Из писем жены: «Хотя у нас суета ужасная, я все-таки так о тебе думаю и такую к тебе чувствую нежность, что хочется написать тебе хоть немножко… В каком ты духе? Что думаешь, что делаешь теперь на пароходе? Нравится ли Николеньке [165] Волга? Я о тебе всякую минуту думаю и так тобой счастлива это время, и одно скучно, что мыши подтачивают корень жизни и что не всегда так будет. Я почему-то нынче все думаю о сказке мудреца Керима. Но это так, когда грустно».

«Только пятый день, что вы ехали, стало быть, едва вы доехали до хутора, а еще до двух недель страшно далеко, и надо все себя поддерживать и не позволять себе скучать и тревожиться. Так нам было хорошо и весело, зачем надо было именно и теперь расставаться. Но ведь опять будет и так же, только бы ничего не случилось.

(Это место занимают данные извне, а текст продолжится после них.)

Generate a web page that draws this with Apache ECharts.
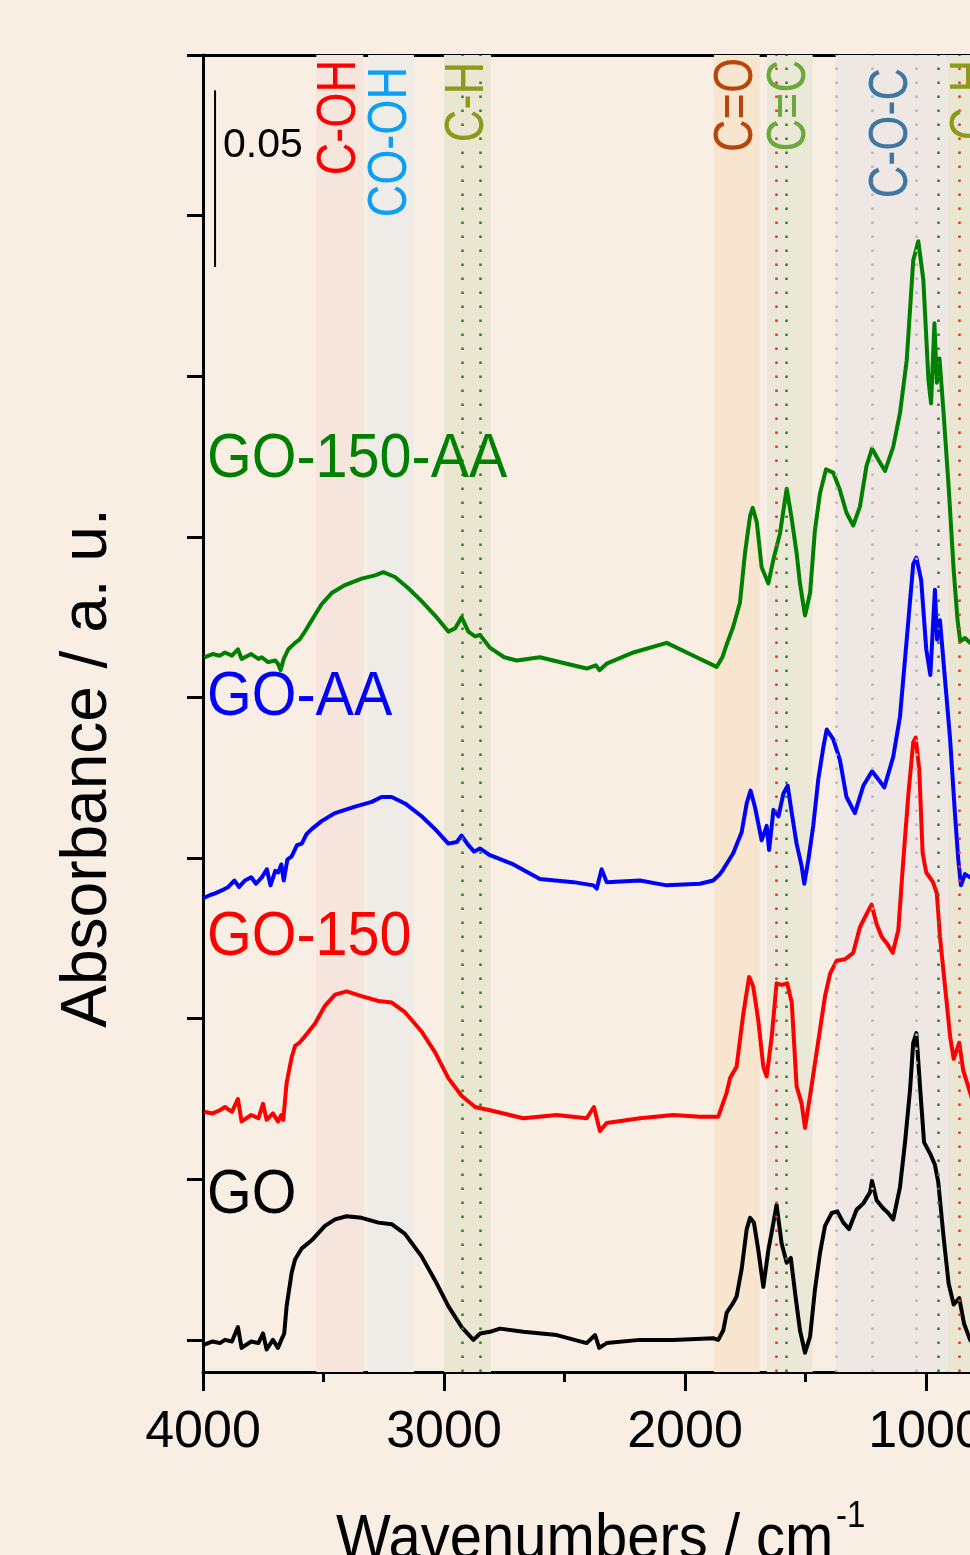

Прощай, милый, я начинаю опять поднимать в себе беспокойство и грусть, что тебя нет, и потому больше не писать и даже не думать о тебе, а взяться за дело. То чувство, которое было в тот вечер, как я ушла расстроенная в свою спальню, то есть то же особенное этот раз горе вследствие твоего отъезда, беспрестанно возвращается, когда долго о тебе думаю, а не думать – не могу».

Конец другого письма Льва Николаевича: «Ты меня так напугала нежеланием отпустить меня, что я больше, кажется, чем прежние раза, боюсь за всех вас и, главное, за одну тебя. Я иногда писал тебе, ничего не говоря о моих чувствах, потому что в ту минуту, как писал, не был так расположен. А в эту поездку всякую минуту думаю о тебе с нежностью и готов все письмо наполнить нежными словами. Прощай, душенька, милая, я так радуюсь тому чувству, которое имею к тебе, и тому, что ты есть на свете. Только бы ты была здорова, и потому сама, какая ты есть».